Danach rufst du sie auf und suchst (mittels Strg+F) den begriff 'register_globals'.

Sag mir dann, was daneben in der Zeile steht (entweder 2x 'On' oder 2x 'Off').

Schön langsam bin ich am Ende meines Lateins.

//edit:
Was hast du überhaupt für eine PHP-Version Das hab ich ja noch gar nicht gefragt!! *lool*


----------



## corona (11. Oktober 2005)

Hallo,
neben register_globals steht bei mir 2x "ON". Und die Version ist "4.3.10".

Hey nero,
auch wenn wir es nicht schaffen, möchte ich mich noch mal wegen der Mühe bedanken. Cool wäre aber schon wenn wir das hinkriegen würden  

So weit davon entfernt sind wir nicht, oder? Hab im Netz die Funktion implode gefunden. Sagt Dir das was? Kann Soe uns weiter helfen?


----------



## nero_85 (11. Oktober 2005)

Ok das erklärt alles! (hoffe ich mal)


Du musst diese On's auf Off umstellen!

Dazu beachte folgendes:

1. Überprüfe ob du zugang zur php.ini-datei hast.





1.1. Wenn ja, dann machst du folgendes:öffne die php.ini Datei und durchsuche (Strg+F) diese nach folgenden ausdruck:


*register_globals*. (Wahrscheinlich musst du zweimal auf "Weitersuchen" klicken).
Danach stellst du den Wert von On auf Off. sollte dann so aussehen:

*register_globals = Off*

Danach speicherst du die Datei und probierst dein Formular nochmal aus.

​1.2. Wenn nein, dann gibst du auf Seite 1 folgendes ein:*ini_set('register_globals','Off');*


Danach probierst du dein Formular nochmal aus.

​Sollte Punkt 1.1 nicht möglich sein weil du keinen Zugang zur php.ini-Datei hast und sollte Punkt1.2 nicht funktioniert haben schreibst du überall anstatt *$_POST['lokalitaetart']* einfach* $lokalitaetart *.Ist zwar sehr unelegant aber was solls!



Zur Erklärung: 

register_globals aktiviert bzw. deaktiviert die $_POST, $_GET,....usw. -Arrays. Setz dich mit dem Thema bei Gelegenheit mal auseinander. Hier im Forum findest du bestimmt einiges und auch auf www.php.net sollten genug Infos stehen.
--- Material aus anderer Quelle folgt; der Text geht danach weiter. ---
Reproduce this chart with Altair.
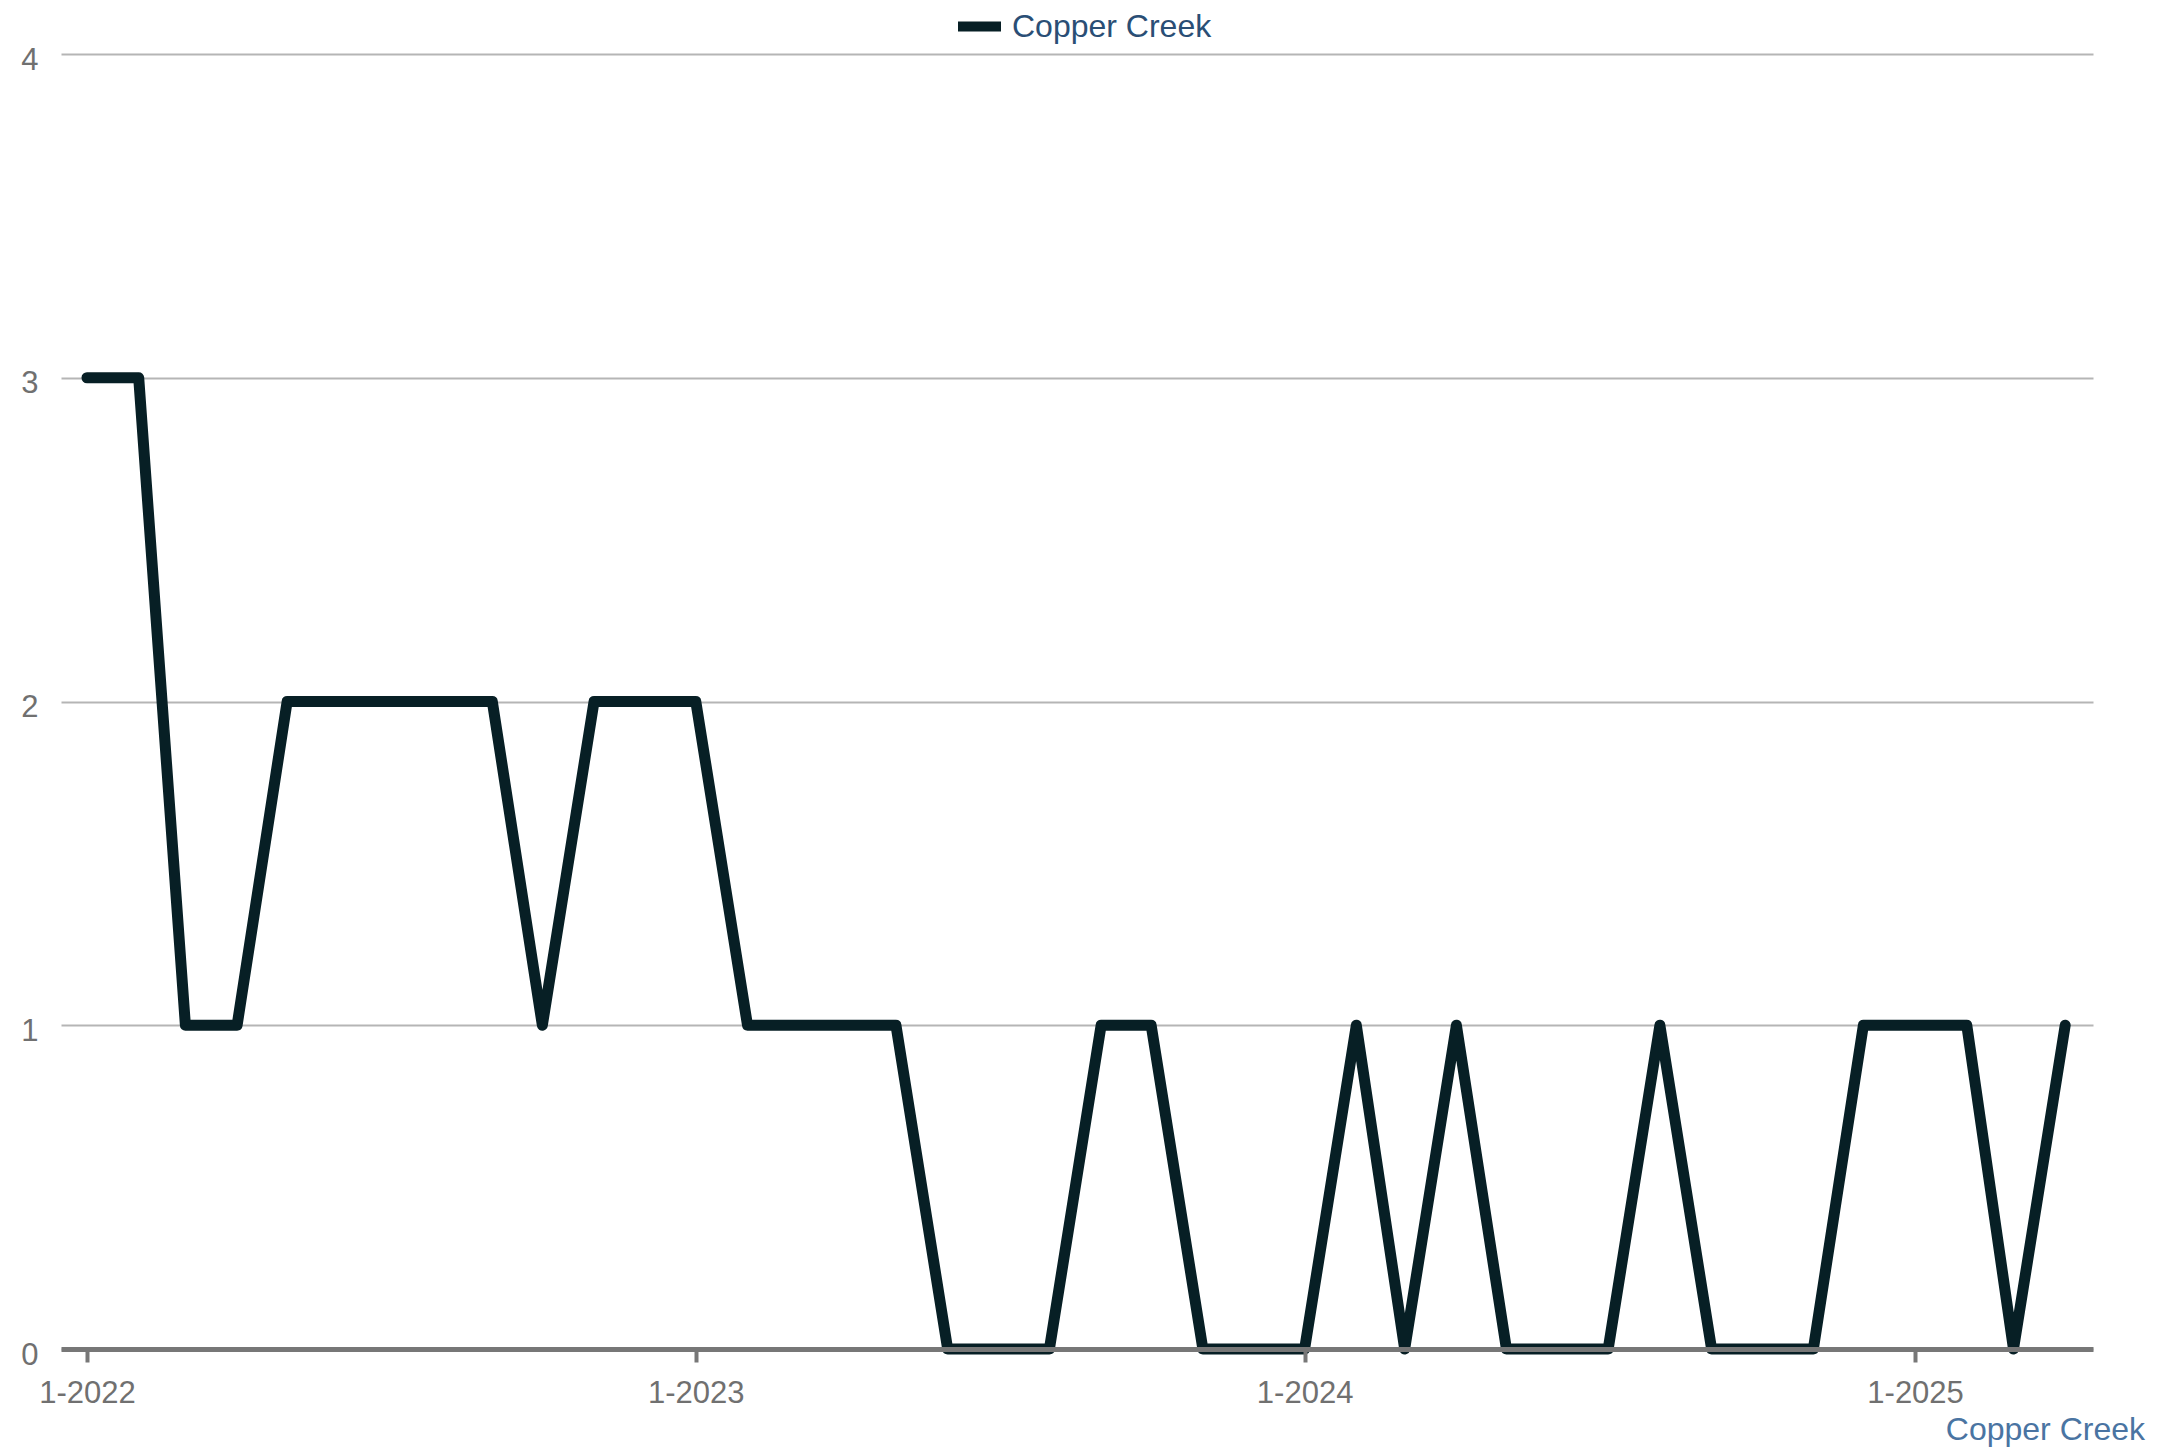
import altair as alt
import pandas as pd

# Monthly values, Jan 2022 .. Apr 2025
months = [
    "2022/01/01", "2022/02/01", "2022/03/01", "2022/04/01", "2022/05/01", "2022/06/01",
    "2022/07/01", "2022/08/01", "2022/09/01", "2022/10/01", "2022/11/01", "2022/12/01",
    "2023/01/01", "2023/02/01", "2023/03/01", "2023/04/01", "2023/05/01", "2023/06/01",
    "2023/07/01", "2023/08/01", "2023/09/01", "2023/10/01", "2023/11/01", "2023/12/01",
    "2024/01/01", "2024/02/01", "2024/03/01", "2024/04/01", "2024/05/01", "2024/06/01",
    "2024/07/01", "2024/08/01", "2024/09/01", "2024/10/01", "2024/11/01", "2024/12/01",
    "2025/01/01", "2025/02/01", "2025/03/01", "2025/04/01",
]
values = [
    3, 3, 1, 1, 2, 2, 2, 2, 2, 1, 2, 2,
    2, 1, 1, 1, 1, 0, 0, 0, 1, 1, 0, 0,
    0, 1, 0, 1, 0, 0, 0, 1, 0, 0, 0, 1,
    1, 1, 0, 1,
]
series_name = "Copper Creek"
y_ticks = [0, 1, 2, 3, 4]
x_tick_years = [2022, 2023, 2024, 2025]

df = pd.DataFrame({"month": months, "value": values, "series": [series_name] * len(months)})

FONT = "Liberation Sans"
LINE_COLOR = "#071f25"

x_scale = alt.Scale(
    domain=[
        alt.DateTime(year=2021, month=12, date=16, hours=10),
        alt.DateTime(year=2025, month=4, date=17, hours=16),
    ]
)

chart = (
    alt.Chart(df)
    .mark_line(strokeWidth=11, strokeCap="round", strokeJoin="round")
    .encode(
        x=alt.X(
            "month:T",
            scale=x_scale,
            title=None,
            axis=alt.Axis(
                values=[alt.DateTime(year=y, month=1, date=1) for y in x_tick_years],
                format="%-m-%Y",
                grid=False,
                domain=True,
                domainColor="#777777",
                domainWidth=5,
                ticks=True,
                tickColor="#777777",
                tickWidth=4,
                tickSize=13,
                labelFont=FONT,
                labelFontSize=31,
                labelColor="#707070",
                labelPadding=16,
                zindex=1,
            ),
        ),
        y=alt.Y(
            "value:Q",
            scale=alt.Scale(domain=[0, 4], nice=False),
            title=None,
            axis=alt.Axis(
                values=y_ticks,
                grid=True,
                gridColor="#b5b5b5",
                gridWidth=2,
                domain=False,
                ticks=False,
                labelFont=FONT,
                labelFontSize=31,
                labelColor="#707070",
                labelPadding=23,
                labelOffset=6,
            ),
        ),
        color=alt.Color(
            "series:N",
            scale=alt.Scale(domain=[series_name], range=[LINE_COLOR]),
            legend=alt.Legend(
                title=None,
                orient="none",
                legendX=892,
                legendY=-54,
                direction="horizontal",
                symbolType="stroke",
                symbolStrokeWidth=10,
                symbolSize=1849,
                labelFont=FONT,
                labelFontSize=32,
                labelColor="#2a4e75",
                labelOffset=6,
                labelLimit=500,
                padding=0,
            ),
        ),
    )
    .properties(
        width=2032,
        height=1295,
        autosize=alt.AutoSizeParams(type="none"),
        padding={"left": 53, "top": 46, "right": 58, "bottom": 98},
        title=alt.TitleParams(
            text="Copper Creek",
            orient="bottom",
            anchor="end",
            frame="group",
            font=FONT,
            fontSize=32,
            fontWeight="normal",
            color="#4a74a2",
            dx=52,
            offset=7,
        ),
    )
    .configure_view(stroke=None)
)

chart.save("out.html", embed_options={"renderer": "svg", "actions": False})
Sollte nach all diesen Maßnahmen immer noch nichts funktionieren, hab ich nur noch eine Lösung. Wenn die dann auch nicht geht tuts mir wirklich leid!


----------



## corona (11. Oktober 2005)

Ja, ok. Ich probiers mal aus.
Vielen Dank noch mal für Deine Mühe


----------